AFPC’s gain on its investment in Iqvia was $23.6 million as of June 30. That’s a 72.4% return on its $32.6 million investment in the health-tech company.

Iqvia is the result of the 2016 merger between Quintiles and IMS Health. The name was changed in November 2017. The rationale for the merger was to create a healthcare information, technology, and services solutions business that could accelerate drug development productivity.

How’s Iqvia done since its merger?

From Dec. 31, 2016, through Dec. 31, 2021, Iqvia’s cumulative total return is 271%, double the return of the S&P 500 and the company’s peer group. 
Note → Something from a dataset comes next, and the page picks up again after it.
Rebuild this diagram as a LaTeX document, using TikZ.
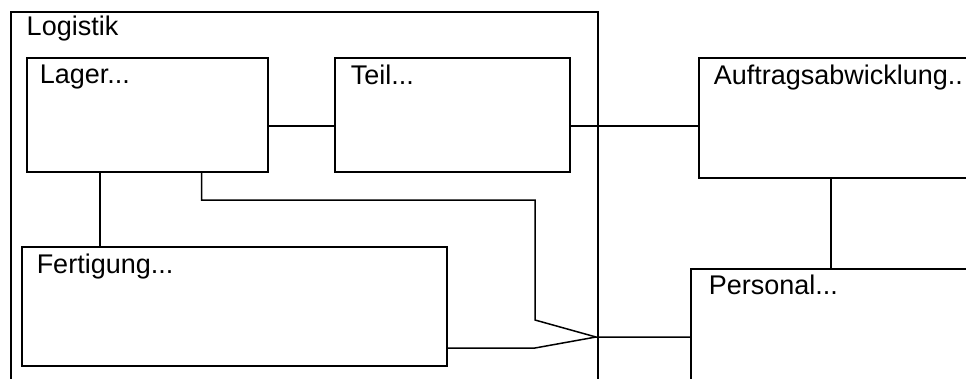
\documentclass[tikz,border=0pt]{standalone}
\usepackage{fontspec}
\setmainfont{Liberation Sans}
\usetikzlibrary{positioning, calc}

\begin{document}
\begin{tikzpicture}[x=1pt, y=-1pt, line width=1.5pt,
    every node/.style={font=\fontsize{27}{31}\selectfont},
    box/.style={draw, rectangle, anchor=north west, inner sep=0pt},
    lbl/.style={anchor=north west, inner sep=0pt, xshift=15pt, yshift=-7pt}]
    \useasboundingbox (0,0) rectangle (966,378);
    \clip (0,0) rectangle (966,378);
    % Components
    \node[box, minimum width=587pt, minimum height=400pt, label={[lbl, xshift=1pt, yshift=3pt]north west:Logistik}] (logistik) at (10,11) {};
    \node[box, minimum width=241pt, minimum height=114pt, label={[lbl, xshift=-2pt]north west:Lager...}] (lager) at (26,57) {};
    \node[box, right=65.5pt of lager, minimum width=235pt, minimum height=114pt, label={[lbl, xshift=1pt]north west:Teil...}] (teil) {};
    \node[box, minimum width=300pt, minimum height=120pt, label={[lbl, xshift=0pt]north west:Auftragsabwicklung..}] (auftrag) at (698,57) {};
    \node[box, minimum width=425pt, minimum height=119pt, label={[lbl]north west:Fertigung...}] (fertigung) at (21,246) {};
    \node[box, minimum width=300pt, minimum height=150pt, label={[lbl, xshift=3pt, yshift=1pt]north west:Personal...}] (personal) at (690,268) {};
    % Connectors
    \coordinate (row) at (0,126);
    \coordinate (lf) at (100,0);
    \coordinate (ap) at (831,0);
    \coordinate (knot) at (596,337);
    \coordinate (fp) at (0,348);
    \draw (lager.east |- row) -- (teil.west |- row);
    \draw (teil.east |- row) -- (auftrag.west |- row);
    \draw (lager.south -| lf) -- (fertigung.north -| lf);
    \draw (auftrag.south -| ap) -- (personal.north -| ap);
    \draw ($(lager.south east)+(-67,0)$) |- (535,200) -- (535,320) -- (knot) -- (knot -| personal.west);
    \draw (fertigung.east |- fp) -- (535,348) -- (knot);
\end{tikzpicture}
\end{document}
In the same period, its revenues grew 101% cumulatively, to $13.87 billion, from $6.90 billion at the end of 2016. In terms of operating income, its profits have increased by 117% to $1.39 billion in 2021, from $642 million five years ago.

Analysts love Iqvia stock. Of the 21 covering it, 16 have it as a Buy, another four rate it Overweight, and one has it as a Hold. Overall, it’s a Buy with a $267.41 target price, 39% higher than its current share price. 

It’s an excellent long-term play on healthcare. 

Apple

If I had to guess, most institutional investors are probably sitting on substantial unrealized gains from their Apple (AAPL) holdings. At the end of 2021, Berkshire Hathaway’s (BRK.B) unrealized gains were $130 billion, a return of 419%.

As for APFC, its gain at the end of June was $150.2 million, good for a 104% return. It’s got to be one of the fund’s best performers. Apple’s unrealized gains are the second-highest behind only Microsoft (MSFT) at $206 million. 

Warren Buffett likes share repurchases because he owns more of a company without having to dish out any cash. 

S&P Dow Jones Indices reported on Sep. 22 that of the $219.6 billion of stock buybacks in the second quarter, Apple repurchased $24.6 billion, the most of any U.S. company. The top 20 companies buying back their stock in the second quarter accounted for nearly 47% of all share repurchases. Apple accounted for a quarter of the top 20’s buybacks. 

As Apple goes, so goes share repurchases. It’s hard to argue with APFC’s decision to buy Apple.